Le concours anglais, bien que très faible au point de vue militaire, fit pencher la balance en notre faveur. La guerre avec l’Espagne, cette guerre de plus de vingt ans, qui languissait, se ranima, surtout en Flandre. Turenne se retrouva en face de Condé, toujours au camp espagnol, et le battit près de Dunkerque aux dunes. Ce fut la fin. Le traité des Pyrénées fut signé entre la France et l’Espagne en 1659. Et cette paix, autant que la différence des situations le permettait, fut calquée sur celle de Westphalie. Nos acquisitions étaient importantes : le Roussillon et la Cerdagne, une partie de l’Artois, quelques places en Flandre, en Hainaut et en Luxembourg. Mais, dans cette politique de progression modérée qui était la vraie tradition capétienne reprise par Richelieu, l’accroissement de la sécurité ne comptait pas moins que celle du territoire. Il s’agissait toujours d’empêcher la réunion de l’Autriche et de l’Espagne. En manœuvrant pour que Louis XIV épousât l’aînée des infantes, Mazarin empêchait le mariage de Marie-Thérèse avec l’empereur Léopold, mariage qui eût ramené le vieux péril de Charles Quint. Léopold épousa une autre fille de Philippe IV, mais il n’était plus que cohéritier d’Espagne avec le roi de France. En outre, par une clause du contrat, Marie-Thérèse n’abandonnait ses droits à la succession de la couronne d’Espagne que « moyennant » une dot qui ne devait jamais être payée. Nos espérances sur la Flandre, à laquelle nous avions dû renoncer pour la plus grande part, restaient donc ouvertes, et nous pourrions, si le cas se présentait, - et il se présentera, - nous opposer au transfert à l’Autriche de la succession espagnole. Ainsi, onze ans après le traité de Westphalie, celui des Pyrénées ne nous laissait plus sur le continent d’ennemi redoutable, et, par cette élimination des deux dangers, l’allemand et l’espagnol, plus que par ses conquêtes, la France devenait ce qu’elle n’avait jamais été jusque-là, c’est-à-dire la première des puissances d’Europe.

Il est aussi vain de contester la part de Mazarin dans ce succès que de chercher à la calculer exactement. Il a continué Richelieu. Il avait compris sa pensée. Il a réussi dans des conditions difficiles, malgré la France, et cet Italien a été plus constamment Français que Turenne et Condé. On ne lui a pas pardonné d’avoir aimé l’argent et d’avoir empli ses poches. Des services qu’il rendait, il se payait lui-même, Ce n’était pas délicat. D’une autre façon, des ministres intègres mais maladroits ont coûté plus cher.
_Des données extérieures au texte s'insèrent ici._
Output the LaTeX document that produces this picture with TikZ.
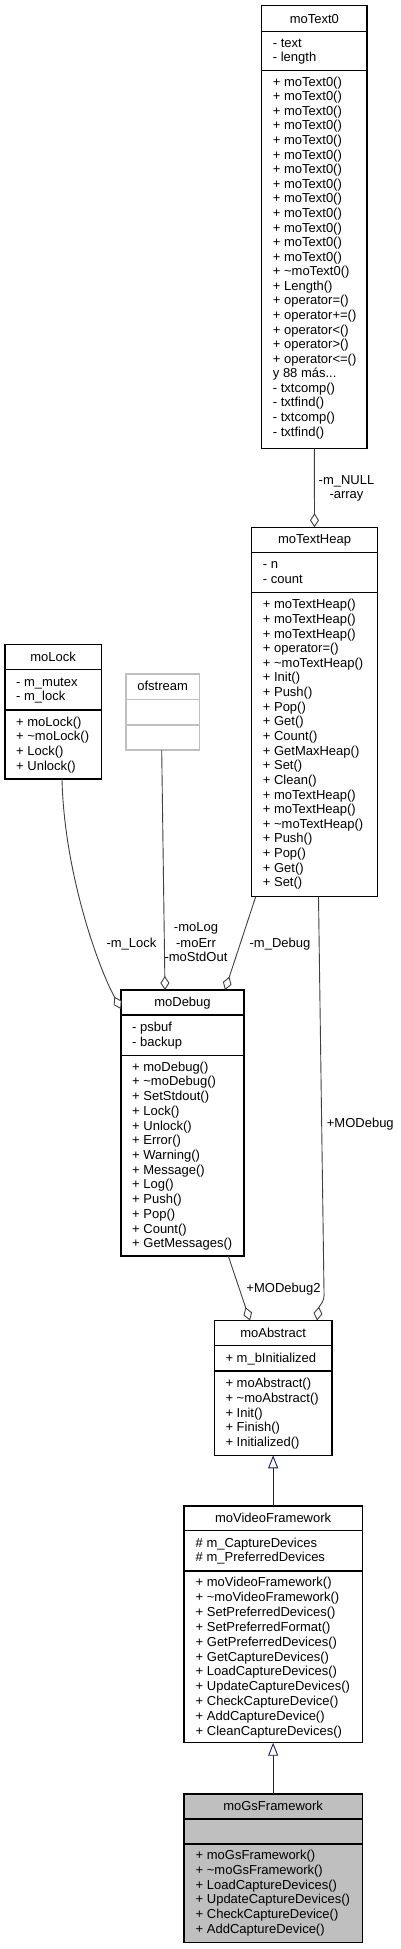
\documentclass[tikz,border=0pt]{standalone}
\usepackage{fontspec}
\setmainfont{Liberation Sans}
\usetikzlibrary{arrows.meta,fit}
\definecolor{edgegray}{HTML}{404040}
\definecolor{inhblue}{HTML}{191970}
\definecolor{grayfill}{HTML}{BFBFBF}
\newcommand\fsz{\fontsize{13}{14.6}\selectfont}
\newcommand\tld{\textasciitilde}
\newcommand\threedots{.{}.{}.}
% prefix, x, first center, spacing, list
\newcommand\rows[5]{%
  \foreach \rtxt [count=\ri from 0] in {#5} {
    \node[mem] (#1-\ri) at (#2, {#3+\ri*#4+4.5}) {\rtxt};
  }}
\begin{document}
\begin{tikzpicture}[x=1pt,y=-1pt,
  box/.style={draw=black, line width=1.1pt, inner sep=0pt, outer sep=0pt},
  boxgray/.style={draw=grayfill, line width=1.1pt, inner sep=0pt, outer sep=0pt},
  sepline/.style={draw=black, line width=1.1pt},
  sepgray/.style={draw=grayfill, line width=1.1pt},
  mem/.style={font=\fsz, anchor=base west, inner sep=0pt},
  ttl/.style={font=\fsz, anchor=base, inner sep=0pt},
  elabel/.style={font=\fsz, anchor=base, inner sep=0pt},
  agg/.style={draw=edgegray, line width=0.9pt, -{Diamond[length=14pt,width=9pt,fill=white]}},
  inh/.style={draw=inhblue, line width=0.9pt, -{Triangle[length=13pt,width=10pt,fill=white]}},
]
\useasboundingbox (0,0) rectangle (400,1949);
\fill[white] (0,0) rectangle (400,1949);

% ---------- moText0 ----------
\node[box, fit={(261.7,5.7) (367,448.7)}] (moText0) {};
\draw[sepline] (261.7,31.7) -- (367,31.7);
\draw[sepline] (261.7,70.7) -- (367,70.7);
\node[ttl] (moText0-title) at (314.35, 23.5) {moText0};
\rows{moText0a}{272.7}{42.7}{14.6}{- text,- length}
\rows{moText0m}{272.7}{81.7}{14.58}{+ moText0(),+ moText0(),+ moText0(),+ moText0(),+ moText0(),+ moText0(),+ moText0(),+ moText0(),+ moText0(),+ moText0(),+ moText0(),+ moText0(),+ moText0(),+ \tld moText0(),+ Length(),+ operator=(),+ operator+=(),+ operator<(),+ operator>(),+ operator<=(),y 88 más\threedots,- txtcomp(),- txtfind(),- txtcomp(),- txtfind()}

% ---------- moTextHeap ----------
\node[box, fit={(251.7,527.3) (377.3,896.7)}] (moTextHeap) {};
\draw[sepline] (251.7,552.7) -- (377.3,552.7);
\draw[sepline] (251.7,592.3) -- (377.3,592.3);
\node[ttl] (moTextHeap-title) at (314.5, 543.5) {moTextHeap};
\rows{moTextHeapa}{262.7}{564.3}{14.7}{- n,- count}
\rows{moTextHeapm}{262.7}{604.3}{14.63}{+ moTextHeap(),+ moTextHeap(),+ moTextHeap(),+ operator=(),+ \tld moTextHeap(),+ Init(),+ Push(),+ Pop(),+ Get(),+ Count(),+ GetMaxHeap(),+ Set(),+ Clean(),+ moTextHeap(),+ moTextHeap(),+ \tld moTextHeap(),+ Push(),+ Pop(),+ Get(),+ Set()}

% ---------- moLock ----------
\node[box, fit={(5,644.7) (101.3,779)}] (moLock) {};
\draw[sepline] (5,669.7) -- (101.3,669.7);
\draw[sepline] (5,710) -- (101.3,710);
\node[ttl] (moLock-title) at (53.15, 661.2) {moLock};
\rows{moLocka}{16}{681.7}{14.4}{- m\_mutex,- m\_lock}
\rows{moLockm}{16}{721.7}{14.67}{+ moLock(),+ \tld moLock(),+ Lock(),+ Unlock()}

% ---------- ofstream ----------
\node[boxgray, fit={(126,674) (199.3,750)}] (ofstream) {};
\draw[sepgray] (126,699.3) -- (199.3,699.3);
\draw[sepgray] (126,725) -- (199.3,725);
\node[ttl] (ofstream-title) at (162.65, 690.2) {ofstream};

% ---------- moDebug ----------
\node[box, fit={(121,990) (244,1256)}] (moDebug) {};
\draw[sepline] (121,1015) -- (244,1015);
\draw[sepline] (121,1055.7) -- (244,1055.7);
\node[ttl] (moDebug-title) at (182.5, 1006.5) {moDebug};
\rows{moDebuga}{132}{1026.7}{15}{- psbuf,- backup}
\rows{moDebugm}{132}{1066.7}{14.72}{+ moDebug(),+ \tld moDebug(),+ SetStdout(),+ Lock(),+ Unlock(),+ Error(),+ Warning(),+ Message(),+ Log(),+ Push(),+ Pop(),+ Count(),+ GetMessages()}

% ---------- moAbstract ----------
\node[box, fit={(214.3,1320.5) (332,1455.3)}] (moAbstract) {};
\draw[sepline] (214.3,1345.7) -- (332,1345.7);
\draw[sepline] (214.3,1371) -- (332,1371);
\node[ttl] (moAbstract-title) at (273.15, 1337) {moAbstract};
\rows{moAbstracta}{225.3}{1357.7}{14.6}{+ m\_bInitialized}
\rows{moAbstractm}{225.3}{1383.3}{14.6}{+ moAbstract(),+ \tld moAbstract(),+ Init(),+ Finish(),+ Initialized()}

% ---------- moVideoFramework ----------
\node[box, fit={(184,1506) (362.3,1742.7)}] (moVideoFramework) {};
\draw[sepline] (184,1530.7) -- (362.3,1530.7);
\draw[sepline] (184,1571) -- (362.3,1571);
\node[ttl] (moVideoFramework-title) at (273.15, 1522.3) {moVideoFramework};
\rows{moVideoFrameworka}{195.5}{1542.7}{14.6}{\# m\_CaptureDevices,\# m\_PreferredDevices}
\rows{moVideoFrameworkm}{195.5}{1582.3}{14.84}{+ moVideoFramework(),+ \tld moVideoFramework(),+ SetPreferredDevices(),+ SetPreferredFormat(),+ GetPreferredDevices(),+ GetCaptureDevices(),+ LoadCaptureDevices(),+ UpdateCaptureDevices(),+ CheckCaptureDevice(),+ AddCaptureDevice(),+ CleanCaptureDevices()}

% ---------- moGsFramework ----------
\node[box, fill=grayfill, fit={(184,1794) (362.3,1942.7)}] (moGsFramework) {};
\draw[sepline] (184,1819) -- (362.3,1819);
\draw[sepline] (184,1844) -- (362.3,1844);
\node[ttl] (moGsFramework-title) at (273.15, 1810.5) {moGsFramework};
\rows{moGsFrameworkm}{195.5}{1855}{14.74}{+ moGsFramework(),+ \tld moGsFramework(),+ LoadCaptureDevices(),+ UpdateCaptureDevices(),+ CheckCaptureDevice(),+ AddCaptureDevice()}

% ---------- connectors ----------
\draw[agg] (moText0.south) -- (moTextHeap.north);
\node[elabel] (lbl-mnull) at (346.5, 484.5) {-m\_NULL};
\node[elabel] (lbl-array) at (346.5, 498.5) {-array};

\draw[agg] ([xshift=57pt]moLock.south west) .. controls (64,870) and (97,965) .. ([yshift=-19pt]moDebug.north west);
\node[elabel] (lbl-mlock) at (131.5, 947.2) {-m\_Lock};

\draw[agg] ([xshift=35.7pt]ofstream.south west) -- ([xshift=44pt]moDebug.north west);
\node[elabel] (lbl-molog) at (196, 931.8) {-moLog};
\node[elabel] (lbl-moerr) at (196, 947.2) {-moErr};
\node[elabel] (lbl-mostdout) at (196, 961.2) {-moStdOut};

\draw[agg] ([xshift=4pt]moTextHeap.south west) -- ([xshift=-19pt]moDebug.north east);
\node[elabel] (lbl-mdebug) at (280, 947.2) {-m\_Debug};

\draw[agg] ([xshift=66.8pt]moTextHeap.south west) -- (324,1292) .. controls (325,1302) and (319,1306) .. ([xshift=-15pt]moAbstract.north east);
\node[elabel] (lbl-modebug) at (360.3, 1127.2) {+MODebug};

\draw[agg] ([xshift=107.3pt]moDebug.south west) -- ([xshift=35.7pt]moAbstract.north west);
\node[elabel] (lbl-modebug2) at (283.5, 1292.8) {+MODebug2};

\draw[inh] (moVideoFramework.north) -- (moAbstract.south);
\draw[inh] (moGsFramework.north) -- (moVideoFramework.south);
\end{tikzpicture}
\end{document}
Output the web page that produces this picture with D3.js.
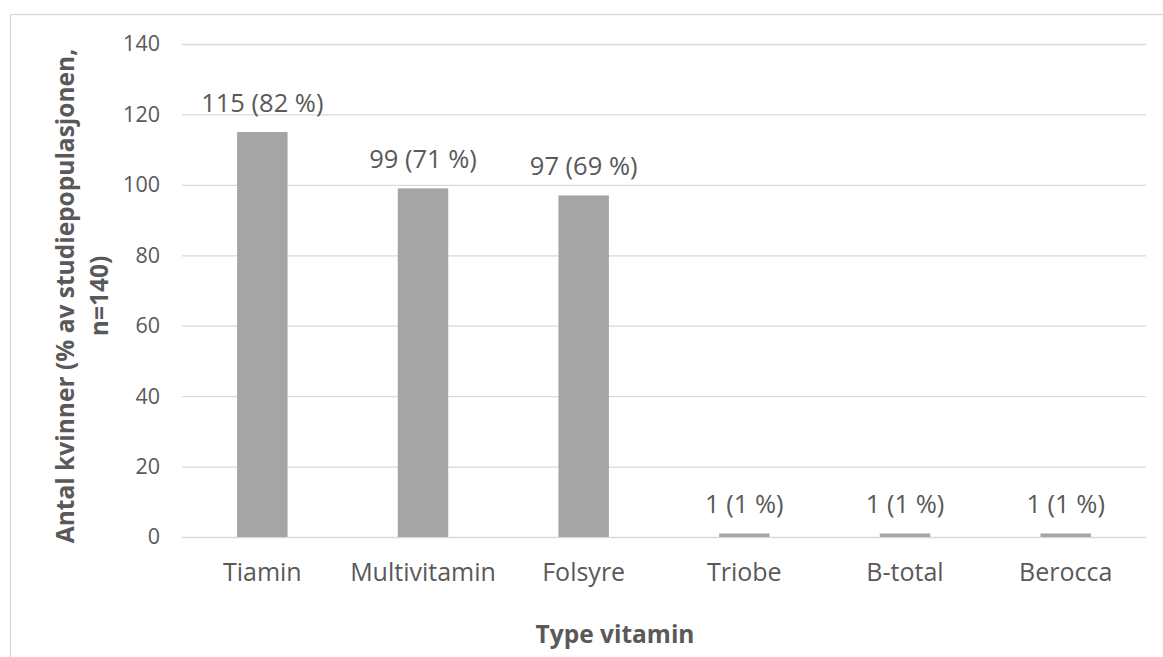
<!DOCTYPE html>
<html>
<head>
<meta charset="utf-8">
<script src="https://cdn.jsdelivr.net/npm/d3@7"></script>
<style>
  body { margin: 0; background: #fff; }
  text { font-family: "Open Sans", sans-serif; fill: #595959; }
</style>
</head>
<body>
<script>
const categories = ["Tiamin", "Multivitamin", "Folsyre", "Triobe", "B-total", "Berocca"];
const counts = [115, 99, 97, 1, 1, 1];
const percents = [82, 71, 69, 1, 1, 1];
const yTicks = [0, 20, 40, 60, 80, 100, 120, 140];

const width = 1163, height = 657;
const plotLeft = 182, plotRight = 1146, plotTop = 44, plotBottom = 537;

const svg = d3.select("body").append("svg")
    .attr("width", width)
    .attr("height", height);

// chart frame
svg.append("rect")
    .attr("x", 10.5).attr("y", 14.5)
    .attr("width", 1170).attr("height", 700)
    .attr("fill", "none")
    .attr("stroke", "#d9d9d9")
    .attr("stroke-width", 1.3);

let x = d3.scaleBand()
    .domain(categories)
    .range([plotLeft, plotRight]);

let y = d3.scaleLinear()
    .domain([0, 140])
    .range([plotBottom, plotTop]);

// gridlines + tick labels
let yAxis = svg.append("g")
    .attr("transform", "translate(" + plotLeft + ",0)")
    .call(d3.axisLeft(y).tickValues(yTicks).tickSize(-(plotRight - plotLeft)).tickPadding(22));
yAxis.select(".domain").remove();
yAxis.selectAll(".tick line").attr("stroke", "#d9d9d9").attr("stroke-width", 1.3);
yAxis.selectAll(".tick text")
    .style("font-family", "Open Sans")
    .style("font-size", "21.5px")
    .attr("fill", "#595959");

const barWidth = x.bandwidth() * 0.314;

let g = svg.selectAll(".bar")
    .data(categories)
    .enter()
    .append("g");

g.append("rect")
    .attr("x", d => x(d) + (x.bandwidth() - barWidth) / 2)
    .attr("y", (d, i) => y(counts[i]))
    .attr("width", barWidth)
    .attr("height", (d, i) => y(0) - y(counts[i]))
    .attr("fill", "#a5a5a5");

g.append("text")
    .attr("x", d => x(d) + x.bandwidth() / 2)
    .attr("y", (d, i) => y(counts[i]) - 20)
    .attr("text-anchor", "middle")
    .style("font-size", "25.5px")
    .text((d, i) => counts[i] + " (" + percents[i] + " %)");

// category labels
svg.append("g")
    .selectAll("text")
    .data(categories)
    .enter()
    .append("text")
    .attr("x", d => x(d) + x.bandwidth() / 2)
    .attr("y", 581)
    .attr("text-anchor", "middle")
    .style("font-size", "25px")
    .text(d => d);

// axis titles
svg.append("text")
    .attr("x", 615)
    .attr("y", 643)
    .attr("text-anchor", "middle")
    .style("font-size", "24.5px")
    .style("font-weight", "bold")
    .text("Type vitamin");

let yTitle = svg.append("text")
    .attr("transform", "translate(0,296) rotate(-90)")
    .attr("text-anchor", "middle")
    .style("font-size", "24.5px")
    .style("font-weight", "bold");
yTitle.append("tspan").attr("x", 0).attr("y", 74).text("Antal kvinner (% av studiepopulasjonen,");
yTitle.append("tspan").attr("x", 0).attr("y", 108).text("n=140)");
</script>
</body>
</html>
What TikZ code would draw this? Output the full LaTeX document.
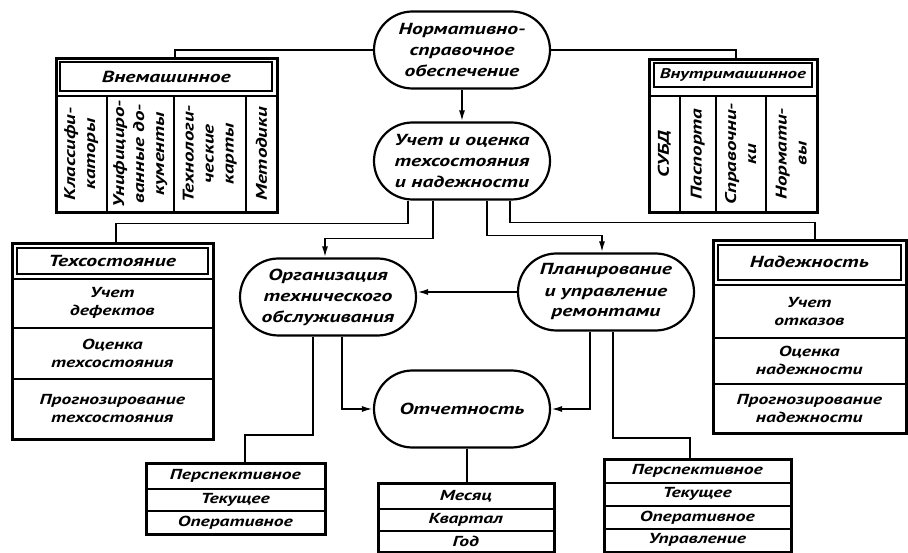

En 1661, lorsque Mazarin meurt et que la véritable majorité du roi commence, tout est réuni au-dedans et au-dehors pour un grand règne. Cependant les choses, en France, étaient encore loin d’aller pour le mieux. Comme disait le préambule d’une ordonnance du temps, le désordre était « si universel et si invétéré que le remède en paraissait presque impossible ». Dans ce désordre, si les puissances féodales avaient été abaissées, les puissances d’argent avaient grandi. Les financiers, les traitants, habiles à mettre les gens de lettres de leur côté, et, par eux, l’opinion publique, étaient devenus un pouvoir inquiétant pour l’État : le procès de Fouquet sera l’acte par lequel Louis XIV, à son début, établira son autorité. Il s’agit, pour le roi, de gouverner lui-même, comme la nation, qui ne veut plus du « ministériat », le demande. Il s’agit, à l’extérieur, de conserver les progrès réalisés, ce qui sera aussi difficile qu’il l’a été de les obtenir, de même qu’il est plus difficile de garder une fortune que de la gagner. À la fin, et dans l’ensemble, Louis XIV aura été égal à ces tâches. Et pour expliquer son œuvre, sa politique, son esprit, son caractère, un mot suffit et ce mot est encore du sagace Sainte-Beuve : « Louis XIV n’avait que du bon sens, mais il en avait beaucoup. » C’est pourquoi l’école classique, l’école de la raison, qui s’épanouit au moment où il devient le maître, s’est reconnue en lui. On dirait que, dans tous les domaines, la leçon de la Fronde a porté.